Restoring Real-World Images with an Internal Detail Enhancement Diffusion Model
Peng Xiao, Hongbo Zhao, Yijun Wang, Jianxin Lin
TL;DR
The paper tackles the problem of restoring real-world degraded images with unknown degradations while enabling object-level color control. It introduces Internal Image Detail Enhancement (IIDE), a fine-tuning technique that constrains the denoising steps of a frozen diffusion model to preserve structure and texture, using a degradation-aware self-regularization within the diffusion process. By employing a ControlNet-based setup and a mix-up training strategy with DDIM sampling, the method supports text-guided restoration across old photo restoration and image super-resolution, as well as text-guided colorization.

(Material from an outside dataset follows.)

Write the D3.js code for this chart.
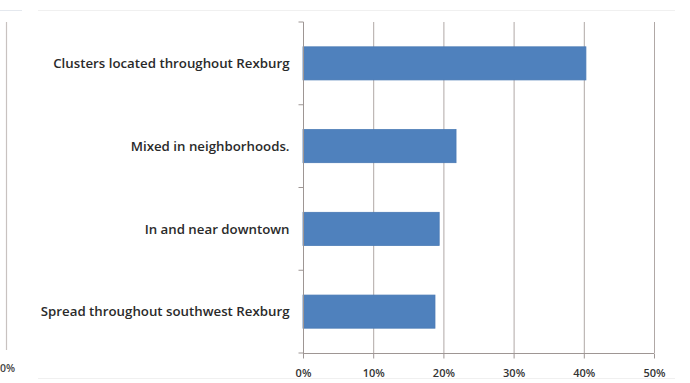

Experiments show improvements in perceptual metrics such as CLIPIQA, MUSIQ, and FID over state-of-the-art baselines, yielding high-fidelity restorations with editable color aspects and practical applicability to archival photo editing and restoration workflows.
Abstract
Restoring real-world degraded images, such as old photographs or low-resolution images, presents a significant challenge due to the complex, mixed degradations they exhibit, such as scratches, color fading, and noise. Recent data-driven approaches have struggled with two main challenges: achieving high-fidelity restoration and providing object-level control over colorization. While diffusion models have shown promise in generating high-quality images with specific controls, they often fail to fully preserve image details during restoration. In this work, we propose an internal detail-preserving diffusion model for high-fidelity restoration of real-world degraded images. Our method utilizes a pre-trained Stable Diffusion model as a generative prior, eliminating the need to train a model from scratch. Central to our approach is the Internal Image Detail Enhancement (IIDE) technique, which directs the diffusion model to preserve essential structural and textural information while mitigating degradation effects. The process starts by mapping the input image into a latent space, where we inject the diffusion denoising process with degradation operations that simulate the effects of various degradation factors. Extensive experiments demonstrate that our method significantly outperforms state-of-the-art models in both qualitative assessments and perceptual quantitative evaluations. Additionally, our approach supports text-guided restoration, enabling object-level colorization control that mimics the expertise of professional photo editing.